Job: Find every line in the records below that contains the word "React", and copy each such line.

Task data:
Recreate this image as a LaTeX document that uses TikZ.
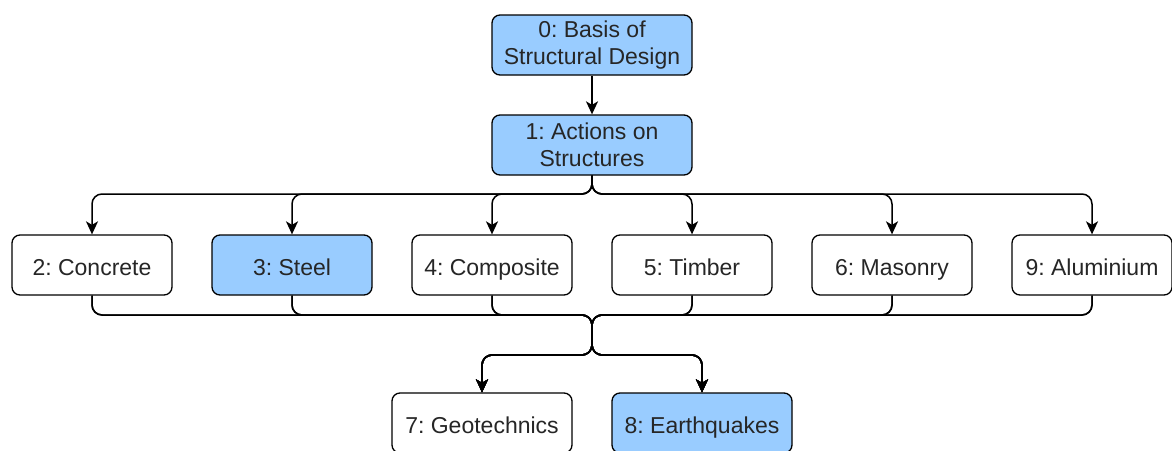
--
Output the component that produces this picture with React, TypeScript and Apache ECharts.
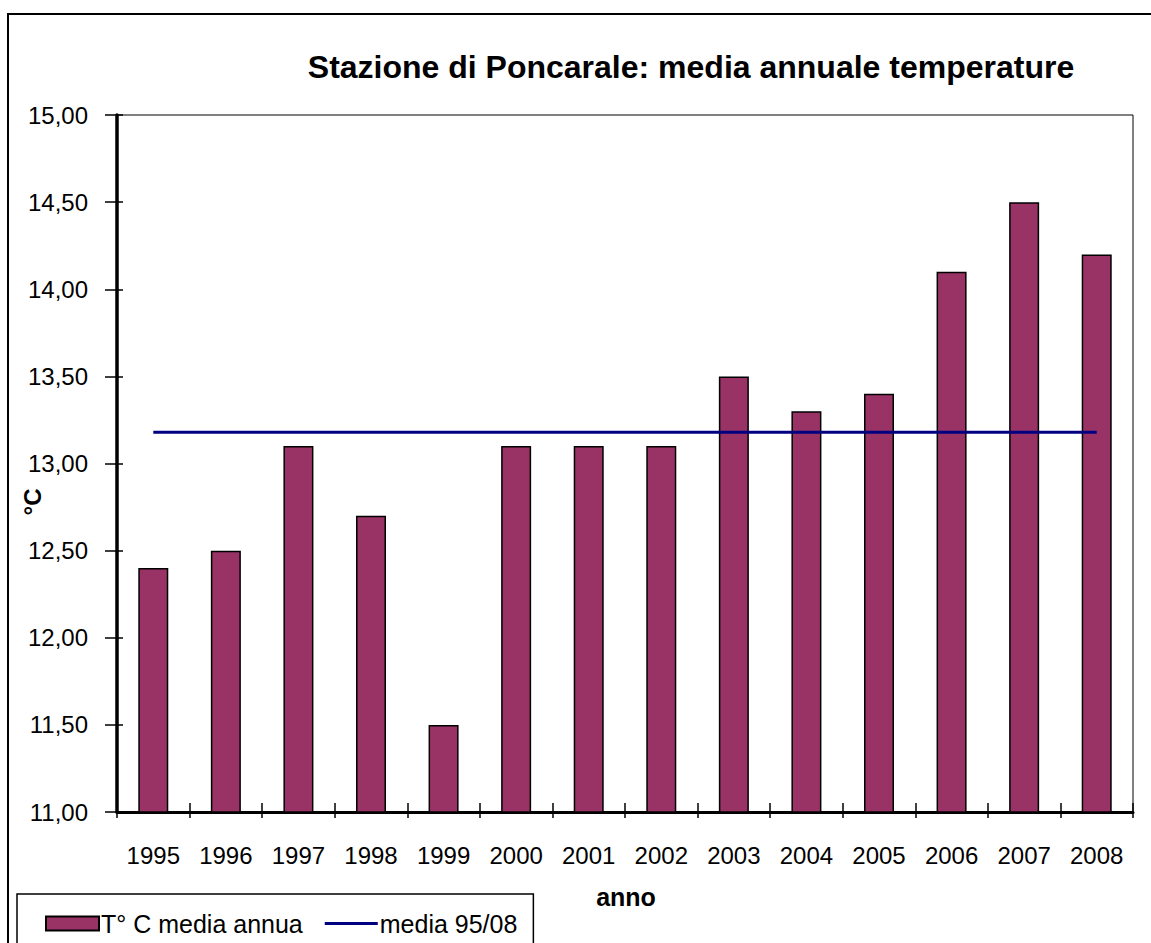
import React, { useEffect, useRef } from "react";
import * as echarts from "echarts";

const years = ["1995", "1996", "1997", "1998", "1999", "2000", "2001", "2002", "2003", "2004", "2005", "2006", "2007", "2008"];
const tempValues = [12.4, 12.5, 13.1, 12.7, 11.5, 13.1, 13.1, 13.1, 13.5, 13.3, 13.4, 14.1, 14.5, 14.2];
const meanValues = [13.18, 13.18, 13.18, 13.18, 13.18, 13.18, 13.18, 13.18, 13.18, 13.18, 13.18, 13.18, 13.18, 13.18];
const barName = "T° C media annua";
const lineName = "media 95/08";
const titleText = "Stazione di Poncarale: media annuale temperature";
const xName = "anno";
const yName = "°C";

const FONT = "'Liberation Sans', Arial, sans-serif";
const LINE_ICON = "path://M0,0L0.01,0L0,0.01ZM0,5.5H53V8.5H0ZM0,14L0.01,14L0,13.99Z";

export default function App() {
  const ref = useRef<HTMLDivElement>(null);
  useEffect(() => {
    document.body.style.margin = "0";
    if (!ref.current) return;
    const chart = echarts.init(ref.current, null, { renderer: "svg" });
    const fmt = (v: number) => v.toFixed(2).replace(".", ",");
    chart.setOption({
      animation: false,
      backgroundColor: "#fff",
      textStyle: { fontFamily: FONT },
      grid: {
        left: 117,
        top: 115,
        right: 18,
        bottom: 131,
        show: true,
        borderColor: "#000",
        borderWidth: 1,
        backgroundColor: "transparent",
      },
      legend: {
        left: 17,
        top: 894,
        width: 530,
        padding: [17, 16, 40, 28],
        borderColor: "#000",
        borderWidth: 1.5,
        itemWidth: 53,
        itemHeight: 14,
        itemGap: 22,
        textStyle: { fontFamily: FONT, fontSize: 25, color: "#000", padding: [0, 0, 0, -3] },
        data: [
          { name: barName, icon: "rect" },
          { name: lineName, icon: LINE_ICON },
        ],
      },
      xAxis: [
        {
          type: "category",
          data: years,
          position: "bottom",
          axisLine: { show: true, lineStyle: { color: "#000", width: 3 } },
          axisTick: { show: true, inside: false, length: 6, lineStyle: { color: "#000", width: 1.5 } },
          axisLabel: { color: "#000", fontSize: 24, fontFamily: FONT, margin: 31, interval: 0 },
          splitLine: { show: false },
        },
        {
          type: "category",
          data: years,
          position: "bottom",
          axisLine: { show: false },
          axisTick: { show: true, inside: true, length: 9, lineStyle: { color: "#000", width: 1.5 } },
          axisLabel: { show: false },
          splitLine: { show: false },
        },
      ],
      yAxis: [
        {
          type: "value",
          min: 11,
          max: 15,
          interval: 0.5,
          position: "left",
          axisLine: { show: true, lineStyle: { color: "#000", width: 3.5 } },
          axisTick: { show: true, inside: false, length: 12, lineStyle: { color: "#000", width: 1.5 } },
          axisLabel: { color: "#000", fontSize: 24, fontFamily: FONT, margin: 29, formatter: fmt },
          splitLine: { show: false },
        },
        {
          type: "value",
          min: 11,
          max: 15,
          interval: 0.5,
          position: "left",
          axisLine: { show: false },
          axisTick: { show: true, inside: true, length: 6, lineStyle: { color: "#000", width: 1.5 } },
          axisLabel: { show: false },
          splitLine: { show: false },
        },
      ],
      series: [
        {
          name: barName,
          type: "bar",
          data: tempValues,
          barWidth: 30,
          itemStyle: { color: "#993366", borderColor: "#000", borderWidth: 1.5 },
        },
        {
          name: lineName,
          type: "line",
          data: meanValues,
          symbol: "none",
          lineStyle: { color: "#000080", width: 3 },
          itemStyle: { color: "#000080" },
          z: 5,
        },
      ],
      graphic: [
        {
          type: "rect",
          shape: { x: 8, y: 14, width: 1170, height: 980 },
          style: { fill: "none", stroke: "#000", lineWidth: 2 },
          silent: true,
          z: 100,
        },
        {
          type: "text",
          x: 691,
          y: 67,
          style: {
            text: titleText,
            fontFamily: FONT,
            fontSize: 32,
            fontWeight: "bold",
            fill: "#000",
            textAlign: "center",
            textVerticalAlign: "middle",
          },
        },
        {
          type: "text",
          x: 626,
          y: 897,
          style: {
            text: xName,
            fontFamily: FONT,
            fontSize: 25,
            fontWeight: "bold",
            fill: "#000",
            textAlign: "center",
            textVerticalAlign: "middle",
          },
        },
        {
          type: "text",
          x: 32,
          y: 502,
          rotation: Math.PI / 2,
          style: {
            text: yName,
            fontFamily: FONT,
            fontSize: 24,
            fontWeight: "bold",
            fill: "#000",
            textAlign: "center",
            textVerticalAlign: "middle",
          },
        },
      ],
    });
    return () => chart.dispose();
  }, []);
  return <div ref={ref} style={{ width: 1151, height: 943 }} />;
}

Reply:
Output the component that produces this picture with React, TypeScript and Apache ECharts.
import React, { useEffect, useRef } from "react";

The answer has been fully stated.